From 2002: "I don't *love* my work, but it provides me with interesting characters, instances that spark thought -- inspiration. It doesn't kill everything I have in me, physically, mentally, and emotionally the way that school does."

Well, now I know that school did that to me because I was so consumed by guilt for not giving it my all, and by guilt for wanting to give my all to a system that was designed by someone else and intrinsically flawed in the larger scheme of truly attaining and applying knowledge in any worthwhile manner. How could those dueling ideas, constantly firing against each other, not completely destroy everything that their ricocheting bullets pierced? False dichotomies are like that. *smile* And, as worshipful of Rand as I was at that point, I had a habit of creating them everywhere I went, in the name of seeing things rationally, in black and white. Now, I've come to see that practice as largely irrational. The world doesn't exist in black and white, nor does it exist in shades of gray. It exists in brilliant, vivacious, and scintillating color. I find it ridiculous to pretend otherwise.
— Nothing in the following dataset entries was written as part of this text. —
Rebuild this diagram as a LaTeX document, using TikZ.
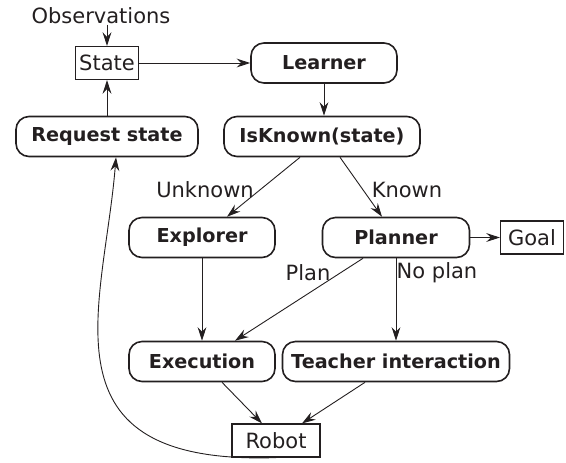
\documentclass[tikz,border=0pt]{standalone}
\usepackage{fontspec}
\setmainfont{DejaVu Sans}
\usepackage{xcolor}
\usetikzlibrary{arrows.meta}
\definecolor{ink}{HTML}{231F20}
\tikzset{
    stage/.style={draw=ink, line width=0.8pt, rounded corners=6.5pt, minimum height=20pt, inner sep=0pt, font=\fontsize{9.6}{11}\selectfont\bfseries},
    datum/.style={draw=ink, line width=0.6pt, minimum height=16.5pt, inner sep=0pt},
    flow/.style={draw=ink, line width=0.45pt, -{Stealth[length=6.8pt, width=4.4pt, inset=2.3pt]}},
    tag/.style={inner sep=0pt},
}

\begin{document}
\begin{tikzpicture}[x=0.5pt, y=-0.5pt, text=ink, font=\fontsize{10.5}{12.5}\selectfont]
        \useasboundingbox (0,0) rectangle (566,462);
        \node[tag](obs) at (101,16) {Observations};
        \node[datum, minimum width=31.5pt](state) at (107,63) {State};
        \node[stage, minimum width=73pt](learner) at (324,63) {Learner};
        \node[stage, minimum width=91pt](request) at (107,136.5) {Request state};
        \node[stage, minimum width=98pt](isknown) at (322,136.5) {IsKnown(state)};
        \node[stage, minimum width=73pt](explorer) at (202,237.5) {Explorer};
        \node[stage, minimum width=73.5pt](planner) at (396,237.5) {Planner};
        \node[datum, minimum width=31.5pt](goal) at (532,237.5) {Goal};
        \node[stage, minimum width=73pt](execution) at (202,361.5) {Execution};
        \node[stage, minimum width=113.5pt](teacher) at (396,361.5) {Teacher interaction};
        \node[datum, minimum width=44pt](robot) at (276,440.5) {Robot};
        \draw[flow] (obs.south -| state.north) -- (state.north);
        \draw[flow] (state.east) -- (learner.west);
        \draw[flow] (learner.south) -- (learner.south |- isknown.north);
        \draw[flow] (request.north) -- (state.south);
        \draw[flow] ([xshift=-11pt]isknown.south) -- ([xshift=12.5pt]explorer.north);
        \draw[flow] ([xshift=9pt]isknown.south) -- ([xshift=-7pt]planner.north);
        \draw[flow] (planner.east) -- (goal.west);
        \draw[flow] (explorer.south) -- (execution.north);
        \draw[flow] ([xshift=-16.5pt]planner.south) -- ([xshift=16.5pt]execution.north);
        \draw[flow] (planner.south) -- (teacher.north);
        \draw[flow] ([xshift=10pt]execution.south) -- ([xshift=-7pt]robot.north);
        \draw[flow] ([xshift=-15.5pt]teacher.south) -- ([xshift=13pt]robot.north);
        \draw[flow] (robot.south) .. controls +(-240,8) and +(-12,150) .. ([xshift=4.5pt]request.south);
        \node[tag] at (205,190) {Unknown};
        \node[tag] at (407,190) {Known};
        \node[tag] at (308,273) {Plan};
        \node[tag] at (437,273) {No plan};
    \end{tikzpicture}
\end{document}
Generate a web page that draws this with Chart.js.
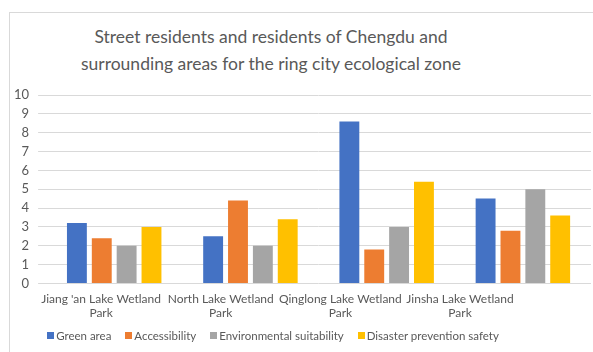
<!DOCTYPE html>
<html>
<head>
<meta charset="utf-8">
<script src="https://cdn.jsdelivr.net/npm/chart.js@4"></script>
<style>
  html, body { margin: 0; padding: 0; background: #fff; }
  #wrap { position: relative; width: 593px; height: 352px; overflow: hidden; font-family: Lato, sans-serif; }
  #frame { position: absolute; left: 9px; top: 12px; width: 600px; height: 360px; border: 1px solid #d9d9d9; box-sizing: border-box; }
  #title { position: absolute; left: 0; width: 542px; top: 23px; text-align: center; color: #595959; font-size: 17.5px; line-height: 27px; white-space: nowrap; }
  #chart { position: absolute; left: 0; top: 0; }
  #legend { position: absolute; left: 0; width: 546px; top: 327px; display: flex; justify-content: center; gap: 14px; color: #595959; font-size: 11.5px; line-height: 18px; white-space: nowrap; }
  #legend span.box { display: inline-block; width: 7px; height: 7px; margin-right: 2px; vertical-align: 1px; }
</style>
</head>
<body>
<div id="wrap">
  <div id="frame"></div>
  <div id="title">Street residents and residents of Chengdu and<br>surrounding areas for the ring city ecological zone</div>
  <canvas id="chart" width="593" height="352"></canvas>
  <div id="legend"></div>
</div>
<script>
const categories = [
  "Jiang 'an Lake Wetland Park",
  "North Lake Wetland Park",
  "Qinglong Lake Wetland Park",
  "Jinsha Lake Wetland Park",
];
const greenArea = [3.2, 2.5, 8.6, 4.5];
const accessibility = [2.4, 4.4, 1.8, 2.8];
const environmental = [2.0, 2.0, 3.0, 5.0];
const disasterSafety = [3.0, 3.4, 5.4, 3.6];
const yTicks = [0, 1, 2, 3, 4, 5, 6, 7, 8, 9, 10];

const textColor = "#595959";

// put the last word on its own line, as in the original
function wrapLabel(s) {
  const i = s.lastIndexOf(" ");
  return [s.slice(0, i), s.slice(i + 1)];
}

const chart = new Chart(document.getElementById("chart").getContext("2d"), {
  type: "bar",
  data: {
    labels: categories,
    datasets: [
      { label: "Green area", data: greenArea, backgroundColor: "#4472C4" },
      { label: "Accessibility", data: accessibility, backgroundColor: "#ED7D31" },
      { label: "Environmental suitability", data: environmental, backgroundColor: "#A5A5A5" },
      { label: "Disaster prevention safety", data: disasterSafety, backgroundColor: "#FFC000" },
    ],
  },
  options: {
    responsive: false,
    animation: false,
    categoryPercentage: 0.73,
    barPercentage: 0.8,
    layout: { padding: { top: 95, left: 5, right: 2, bottom: 31 } },
    plugins: {
      legend: { display: false },
      title: { display: false },
      tooltip: { enabled: false },
    },
    scales: {
      x: { display: false },
      // label axis: the original labels sit a bit left of the bar groups
      catLabels: {
        axis: "x",
        type: "linear",
        position: "bottom",
        offset: false,
        bounds: "data",
        min: -0.46,
        max: 4.095,
        afterBuildTicks: (scale) => {
          scale.ticks = categories.map((c, i) => ({ value: i }));
        },
        grid: { display: false, offset: false },
        border: { display: false },
        ticks: {
          autoSkip: false,
          maxRotation: 0,
          padding: 1,
          color: textColor,
          font: { family: "Lato", size: 12, lineHeight: 1.15 },
          callback: (v) => wrapLabel(categories[v]),
        },
      },
      y: {
        min: 0,
        max: 10,
        afterBuildTicks: (scale) => {
          scale.ticks = yTicks.map((v) => ({ value: v }));
        },
        grid: { color: "#D9D9D9", lineWidth: 1 },
        border: { display: false },
        ticks: {
          padding: 9,
          color: textColor,
          font: { family: "Lato", size: 13 },
        },
      },
    },
  },
});

// legend built from the datasets
const legend = document.getElementById("legend");
chart.data.datasets.forEach((ds) => {
  const item = document.createElement("div");
  item.innerHTML = '<span class="box" style="background:' + ds.backgroundColor + '"></span>' + ds.label;
  legend.appendChild(item);
});
</script>
</body>
</html>
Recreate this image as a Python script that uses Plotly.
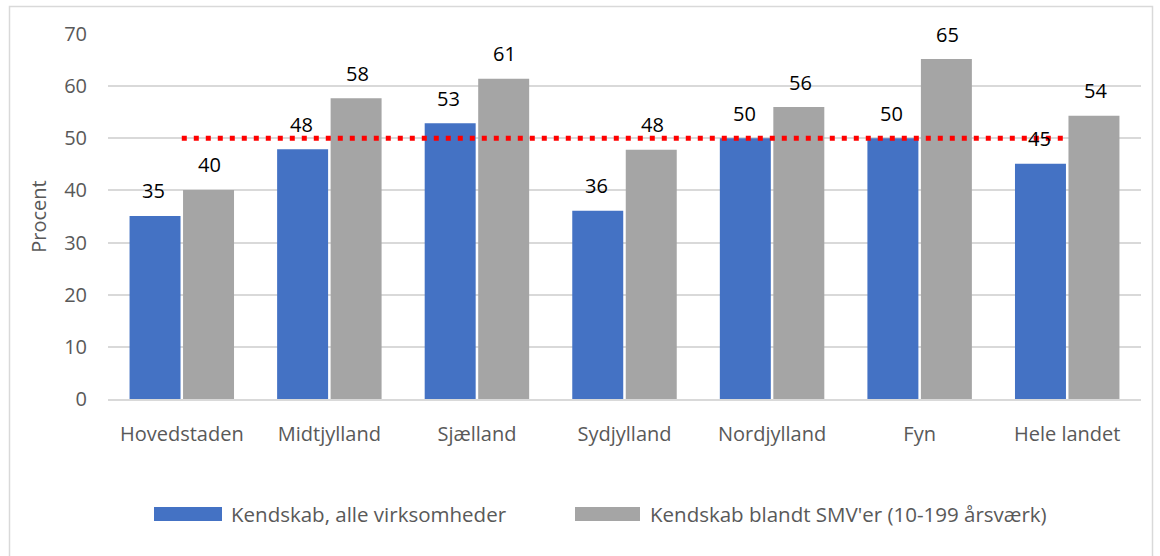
import plotly.graph_objects as go

# Data
regions = ["Hovedstaden", "Midtjylland", "Sjælland", "Sydjylland", "Nordjylland", "Fyn", "Hele landet"]
kendskab_alle = [35.1, 47.9, 52.9, 36.1, 50.0, 50.0, 45.1]
kendskab_smv = [40.1, 57.7, 61.4, 47.8, 56.0, 65.2, 54.3]
maal = [50] * len(regions)
series_names = ["Kendskab, alle virksomheder", "Kendskab blandt SMV'er (10-199 årsværk)"]
colors = ["#4472C4", "#A5A5A5"]

font_name = "Open Sans"
grey_txt = "#595959"
fs = 20

fig = go.Figure()
for name, vals, col in zip(series_names, [kendskab_alle, kendskab_smv], colors):
    fig.add_trace(go.Bar(x=regions, y=vals, name=name, marker_color=col,
                         marker_line_width=0, showlegend=False))

fig.add_trace(go.Scatter(x=regions, y=maal, mode="lines", showlegend=False,
                         line=dict(color="#FF0000", width=5, dash="5px,7px")))

# value labels above bars
annotations = []
for vals, shift in [(kendskab_alle, -28), (kendskab_smv, 28)]:
    for r, v in zip(regions, vals):
        annotations.append(dict(x=r, y=v, text=f"{v:.0f}", showarrow=False,
                                xshift=shift, yshift=25,
                                font=dict(family=font_name, size=fs, color="#000000")))

# manual legend (wide swatches like the original)
shapes = []
W, H = 1033, 365  # plot area in px
def px_x(p):
    return (p - 108) / W
def px_y(p):
    return (399 - p) / H

leg = [(154, 222, 229), (575, 640, 648)]
for (x0, x1, tx), name, col in zip(leg, series_names, colors):
    shapes.append(dict(type="rect", xref="paper", yref="paper",
                       x0=px_x(x0), x1=px_x(x1), y0=px_y(521), y1=px_y(507),
                       fillcolor=col, line_width=0))
    annotations.append(dict(xref="paper", yref="paper", x=px_x(tx), y=px_y(514),
                            xanchor="left", yanchor="middle", text=name, showarrow=False,
                            font=dict(family=font_name, size=20.5, color=grey_txt)))

# chart border
shapes.append(dict(type="rect", xref="paper", yref="paper",
                   x0=px_x(9.5), x1=px_x(1152.5), y0=px_y(600), y1=px_y(6.5),
                   line=dict(color="#D9D9D9", width=1.5), fillcolor="rgba(0,0,0,0)",
                   layer="below"))

fig.update_layout(
    width=1160, height=556,
    margin=dict(l=108, r=19, t=34, b=157),
    plot_bgcolor="white", paper_bgcolor="white",
    barmode="group", bargap=0.275, bargroupgap=0.047,
    font=dict(family=font_name, size=fs, color=grey_txt),
    annotations=annotations, shapes=shapes,
    xaxis=dict(showgrid=False, showline=True, linecolor="#D9D9D9", linewidth=1.5,
               ticks="", ticklabelstandoff=16, tickfont=dict(size=fs, color=grey_txt)),
    yaxis=dict(range=[0, 70], dtick=10, showgrid=True, gridcolor="#D9D9D9", gridwidth=1.5,
               zeroline=False, ticks="", ticklabelstandoff=20,
               tickfont=dict(size=fs, color=grey_txt),
               title=dict(text="Procent", standoff=12, font=dict(size=fs, color=grey_txt))),
)

fig.write_html("out.html", config={"displayModeBar": False},
               post_script="document.body.style.margin='0';")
I still think academia is flawed, mind you, and now I can articulate it without sounding like a raving lunatic. I actually typed "raving academic" the first time out, and that's about right -- the formal study of anything, by neccessity, creates barriers (which are kin to false dichotmies). It's simply not efficacious to try to learn anything, much less everything, about the world in one gulp -- anyone who tries chokes to death. But those barriers are only there as say, scaffolding around a building -- they aren't meant to be permanent, and they certainly aren't meant to become walls. Academia, too often makes walls where, in fact, the scaffolding should be torn down. Thusly, I learn what I can using their structure to climb on ... and tear it down once I'm done.

1 Comments:

Blogger Paul said...

The trick is to try to learn only what you can while you can, rather than everything you can all at once. Recognize limitations, even if you don't know exactly what they are, and respect them.